Just wanted to say that I love your parable, all of the stories make it quite obvious that you don’t want to awaken the sleeping dragon and have to deal with the damage that they cause.
How much does it produce on a bright blue sky day?
Tim, it is 11.4 kw peak, so anytime after 10am you can get that 11.4 kwh in your battery bank in one hour or usually partially using it to run the house as well. Theoretically on june 21 in cloudless conditions it could generate about 10 times its rated wattage or 110 kwh! I have actually gotten more than 10 fold on spring days with smaller arrays. On the shortest day of the year December 21 if cloudless it can bring in about 40 kwh. In fact we cannot yet use all the electricity since we store it in a 40kwh battery bank. The left over is enough to produce all domestic hot water and charge an EV. And still not used up! We are still trying to figure out how to maximize use.

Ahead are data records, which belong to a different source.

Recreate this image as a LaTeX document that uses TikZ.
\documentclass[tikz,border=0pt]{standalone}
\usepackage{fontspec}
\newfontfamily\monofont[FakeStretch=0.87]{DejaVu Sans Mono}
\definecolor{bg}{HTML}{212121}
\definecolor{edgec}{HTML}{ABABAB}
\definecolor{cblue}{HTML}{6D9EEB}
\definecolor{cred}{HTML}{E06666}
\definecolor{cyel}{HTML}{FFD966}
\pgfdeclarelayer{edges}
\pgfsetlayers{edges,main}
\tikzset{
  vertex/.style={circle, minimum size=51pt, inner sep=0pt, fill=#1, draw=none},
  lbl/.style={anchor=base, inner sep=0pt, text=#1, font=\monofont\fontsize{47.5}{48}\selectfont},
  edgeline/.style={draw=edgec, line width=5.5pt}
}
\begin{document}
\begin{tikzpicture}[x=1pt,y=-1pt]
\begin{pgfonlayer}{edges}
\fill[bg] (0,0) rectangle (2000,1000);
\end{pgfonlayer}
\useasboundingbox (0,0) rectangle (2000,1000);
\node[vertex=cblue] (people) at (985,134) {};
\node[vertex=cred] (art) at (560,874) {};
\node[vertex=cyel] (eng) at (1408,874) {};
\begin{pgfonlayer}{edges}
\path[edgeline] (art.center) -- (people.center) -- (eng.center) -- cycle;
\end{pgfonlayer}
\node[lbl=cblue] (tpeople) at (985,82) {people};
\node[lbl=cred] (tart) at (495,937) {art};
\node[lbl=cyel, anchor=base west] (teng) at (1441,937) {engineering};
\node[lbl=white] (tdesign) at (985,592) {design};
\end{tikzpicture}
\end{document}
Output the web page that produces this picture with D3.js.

Wow Vensonata! I am not sure about others but I would love to hear a little bit more about your whole set up (if you were willing) and what Electric Vehicle you are charging. I am yet to install a PV system myself (thinking a minimum 10KW array), spec’ed high enough to enable full power for in-slab electric heating, normal electric hot water heating (I would contemplate abandoning off peak) and hopefully an EV one day.
Hot water is energy storage. This is a low cost system + energy storage combined. If the water can be heated to high enough temps to generate steam …
It’s a relief to know that this combination, maximising the available efficiency from a given area, is in good hands, “simmering away” because, in the appropriate applications,its time will surely come.
Thanks, Zachary, for keeping the pilot light lit.
What about capturing “waste” heat as electricity with an ORC device? Or storing heat e.g. geothermal for recovery and use as needed?
I can’t help wondering why this isn’t combined with Building Integrated photovoltaic. There is a lot of scope to slash the price of solar, if buildings are designed with solar in mind rather than retrofitted as a careless afterthought.
There is a domestic company in Longmont Colorado with a very similar package. I’ve not seen it personally. Textile Testing & Innovation.
Well, you’ve got three years on me but let this young pup put is his two cents. ;o)
I think the answer is we quit using heat to generate electricity.
Coal plants? Close them. All US coal plants should be gone in less than 20 years.
Nuclear plants? Don’t build any more. Most of the US reactors are aging out and I suspect the rapidly falling price of renewables will make it economically unwise to refurbish more of our reactors for another 20 years of performance.
Gas plants? I suspect we’ll see them run fewer and fewer hours per year which would make their heat a non-reliable heat source for industrial use. NG should be morphing to only a peaking role.
You missed one massive energy waster – the internal combustion engine. Replace 20% efficient with 90% efficient EVs.